There are smaller things too. The same question phrased two different ways will sometimes route through different skills, so we put effort into making the numbers stable even when the prose is not. And scenario planning is most useful when you can compare scenarios side by side, which is something we customize per client rather than ship as a one-size view.

What changes for your team

Some people read this story as “you no longer need data scientists.” I think the opposite is more likely.

Slide 12: the role of the data scientist shifts from human API to capability builder.

When stakeholders can ask the model directly, the data science team gets pulled off the treadmill of one-off scenarios and back onto the work that actually compounds: improving the model, setting guardrails, expanding coverage to new use cases, hardening the system. That is harder work, and better work.

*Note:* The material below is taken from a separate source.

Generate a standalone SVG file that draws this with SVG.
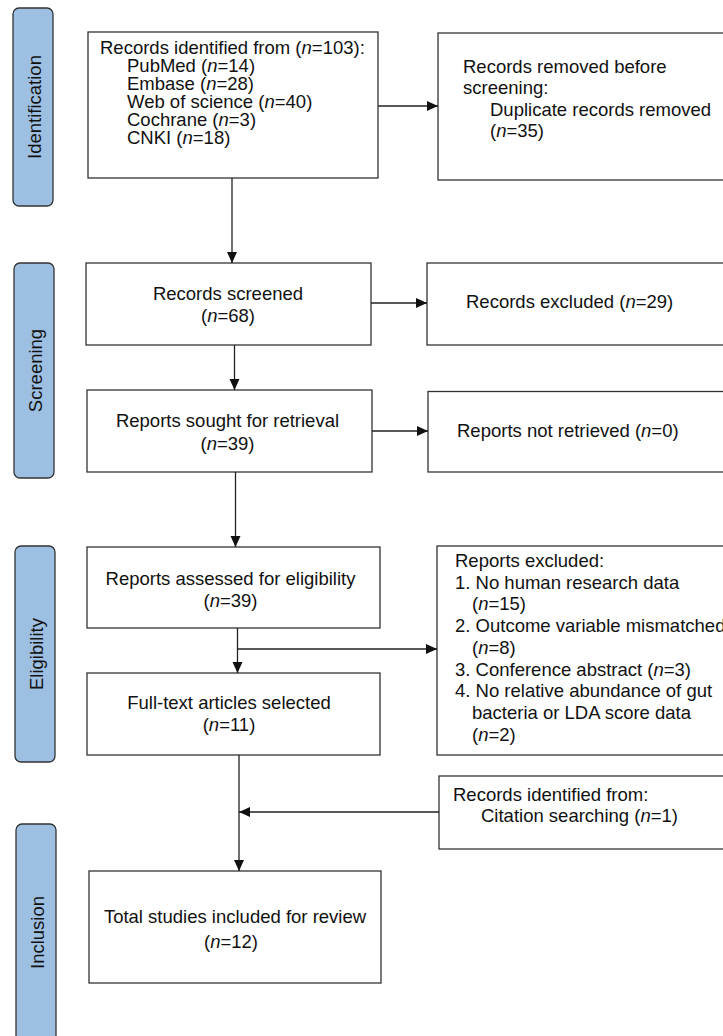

For the organization the math is roughly what the slide says. Roughly ten times more people end up touching the model without ten times more data scientists. Decision velocity collapses from days to seconds. Decisions get made in front of the same numbers instead of in parallel decks. And the model investments you already made get a lot more valuable because more of the business is actually using them.

Where this goes next

We picked MMM for the webinar because it is the most universally felt version of the problem. 62% of advertisers say they are actively using or building media mix models per recent eMarketer data, and a lot of those budgets are large enough that the decisions move real money. But Decision Lens is not just an MMM tool. The same architecture (a validated Bayesian model plus a tightly-scoped agent on top) also works for forecasting, causal inference, customer lifetime value, pricing, and most of the quantitative machinery that currently lives behind a technical wall.

If you want to dig in further, three places to go from here:

The thing I keep coming back to is that the math does not have to be less rigorous for the model to be more accessible. If you do the engineering right, both can be true at the same time, and the model finally gets to do the job it was built for.